We have about two months left before moving in. I’m still positive that we’ll not have to move in to construction site, but I am also mentally preparing that not all will be ready. At the moment all the final purchasing is ongoing. So I’m very busy choosing and deciding missing floor materials, kitchen cabinets, equipments and bathroom furniture. Our constructor is also asking final decisions about the structural changes, electricity, lighting, plumping, windows, heating, alarm etc. So at the moment, I’m hardly able to choose what to wear, as all of my brain capacity is fully used by our house project.

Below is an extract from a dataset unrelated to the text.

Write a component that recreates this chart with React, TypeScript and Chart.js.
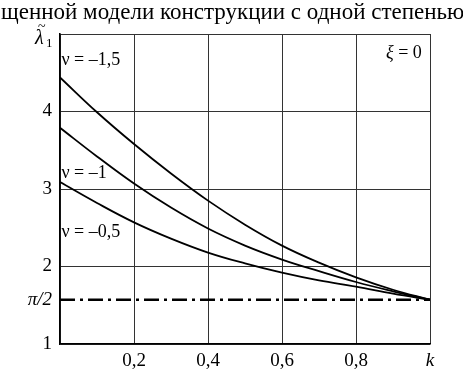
import React, { useEffect, useRef } from "react";
import { Chart, registerables } from "chart.js";

Chart.register(...registerables);

const kValues = [0, 0.1, 0.2, 0.3, 0.4, 0.5, 0.6, 0.7, 0.8, 0.9, 1.0];
const nuMinus15 = [4.44, 3.99, 3.58, 3.2, 2.85, 2.54, 2.27, 2.05, 1.86, 1.7, 1.571];
const nuMinus10 = [3.79, 3.42, 3.07, 2.76, 2.49, 2.27, 2.09, 1.94, 1.8, 1.68, 1.571];
const nuMinus05 = [3.09, 2.82, 2.57, 2.36, 2.18, 2.04, 1.92, 1.82, 1.74, 1.65, 1.571];
const piHalf = Math.PI / 2;

const xTicks = [0, 0.2, 0.4, 0.6, 0.8, 1.0];
const xTickLabels = ["", "0,2", "0,4", "0,6", "0,8", "k"];
const yTicks = [1, piHalf, 2, 3, 4, 5];
const yTickLabels = ["1", "π/2", "2", "3", "4", ""];

const curveLabels = ["ν = –1,5", "ν = –1", "ν = –0,5"];
const curveLabelPos = [
  { k: 0.004, v: 4.66 },
  { k: 0.004, v: 3.2 },
  { k: 0.004, v: 2.44 },
];
const titleText = "щенной модели конструкции с одной степенью";
const paramSymbol = "ξ";
const paramValue = " = 0";

const FONT = "'Liberation Serif', 'Times New Roman', serif";

export default function App() {
  const ref = useRef<HTMLCanvasElement | null>(null);

  useEffect(() => {
    const canvas = ref.current;
    if (!canvas) return;

    const annotations = {
      id: "annotations",
      afterDraw(chart: any) {
        const ctx = chart.ctx;
        const xs = chart.scales.x;
        const ys = chart.scales.y;
        ctx.save();
        ctx.fillStyle = "#000";
        // title
        ctx.font = `23px ${FONT}`;
        ctx.textBaseline = "middle";
        ctx.textAlign = "left";
        ctx.fillText(titleText, 1, 13);
        // curve labels
        ctx.font = `18px ${FONT}`;
        curveLabels.forEach((t, i) => {
          const p = curveLabelPos[i];
          ctx.fillText(t, xs.getPixelForValue(p.k), ys.getPixelForValue(p.v));
        });
        // parameter
        ctx.font = `18px ${FONT}`;
        const vw = ctx.measureText(paramValue).width;
        const px = xs.getPixelForValue(0.978);
        const py = ys.getPixelForValue(4.75);
        ctx.textAlign = "right";
        ctx.fillText(paramValue, px, py);
        ctx.font = `italic 18px ${FONT}`;
        ctx.fillText(paramSymbol, px - vw, py);
        // y axis label lambda~_1
        const lx = chart.chartArea.left - 25;
        const ly = ys.getPixelForValue(4.94);
        ctx.textAlign = "left";
        ctx.font = `italic 20px ${FONT}`;
        ctx.fillText("λ", lx, ly);
        ctx.font = `14px ${FONT}`;
        ctx.fillText("~", lx + 3, ly - 11);
        ctx.font = `13px ${FONT}`;
        ctx.fillText("1", lx + 11, ly + 5);
        ctx.restore();
      },
    };

    const gridColor = (c: any) => {
      const v = c.tick ? c.tick.value : null;
      if (v !== null && Math.abs(v - piHalf) < 1e-6) return "rgba(0,0,0,0)";
      return "#333";
    };

    const lineStyle = {
      borderColor: "#000",
      borderWidth: 1.8,
      pointRadius: 0,
      tension: 0.4,
    };

    const chart = new Chart(canvas, {
      type: "line",
      data: {
        datasets: [
          { ...lineStyle, data: kValues.map((k, i) => ({ x: k, y: nuMinus15[i] })) },
          { ...lineStyle, data: kValues.map((k, i) => ({ x: k, y: nuMinus10[i] })) },
          { ...lineStyle, data: kValues.map((k, i) => ({ x: k, y: nuMinus05[i] })) },
          {
            data: [
              { x: 0, y: piHalf },
              { x: 1, y: piHalf },
            ],
            borderColor: "#000",
            borderWidth: 2.4,
            borderDash: [15, 5, 3, 5],
            pointRadius: 0,
          },
        ],
      } as any,
      options: {
        animation: false,
        responsive: false,
        events: [],
        layout: { padding: { top: 34, right: 33, left: 0, bottom: 0 } },
        plugins: {
          legend: { display: false },
          tooltip: { enabled: false },
        },
        scales: {
          x: {
            type: "linear",
            min: 0,
            max: 1,
            afterBuildTicks: (s: any) => {
              s.ticks = xTicks.map((v) => ({ value: v }));
            },
            afterFit: (s: any) => {
              s.height = 26;
            },
            ticks: {
              callback: (_v: any, i: number) => xTickLabels[i],
              color: "#000",
              padding: 6,
              maxRotation: 0,
              autoSkip: false,
              font: (c: any) => ({
                family: FONT,
                size: 19,
                style: c.index === xTicks.length - 1 ? "italic" : "normal",
              }),
            },
            grid: { color: gridColor, lineWidth: 1, drawTicks: false },
            border: { color: "#000", width: 1.6 },
          },
          y: {
            type: "linear",
            min: 1,
            max: 5,
            afterBuildTicks: (s: any) => {
              s.ticks = yTicks.map((v) => ({ value: v }));
            },
            afterFit: (s: any) => {
              s.width = 60;
            },
            ticks: {
              callback: (_v: any, i: number) => yTickLabels[i],
              color: "#000",
              padding: 8,
              autoSkip: false,
              font: (c: any) => ({
                family: FONT,
                size: 19,
                style: c.index === 1 ? "italic" : "normal",
              }),
            },
            grid: { color: gridColor, lineWidth: 1, drawTicks: false },
            border: { color: "#000", width: 1.6 },
          },
        },
      } as any,
      plugins: [annotations],
    });

    return () => chart.destroy();
  }, []);

  return (
    <div style={{ position: "absolute", left: 0, top: 0, width: 463, height: 370, background: "#fff" }}>
      <canvas ref={ref} width={463} height={370} />
    </div>
  );
}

When we started this project all the offers were given without VAT, or in spanish IVA. This didn’t make any sense as we are not a business and the prices should always include IVA – which was not the case. The standard IVA is 21 %, which is a big amount when you have to pay it on top of the given offer. For us it was unfair and contrary to other EU countries where consumer prices always need to include VAT – but the local ways of doing business are different obviously, also because sometimes the contractor is also unsure what the correct VAT is. So hoping to save some euros, my husband started to look into this matter. Neither our architect office or contractor were able to help with IVA issues. According to them , the IVA of new buildings was 10 % and for renovation 21 %. What we fortunately found out by seeking tax advice and some online reading was that the IVA law changed in 2012 and subject to some conditions, the tax should be the reduced rate of 10 % for work costs and most building materials too. This reduced tax applies to works and materials performed by a contractor as part of a renovation, not of course to materials you would buy in shop or if you would do these works yourselves. This would prove to be a big saving of course! In reality it meant insisting all of our partners check the tax law, which was changed in 2012 and finally got all to confirm the right VAT for the various works and materials correctly.
Always question the facts and double check everything. In Spain the information is sometimes difficult to find, so no wonder if some law changes happen without people even realising.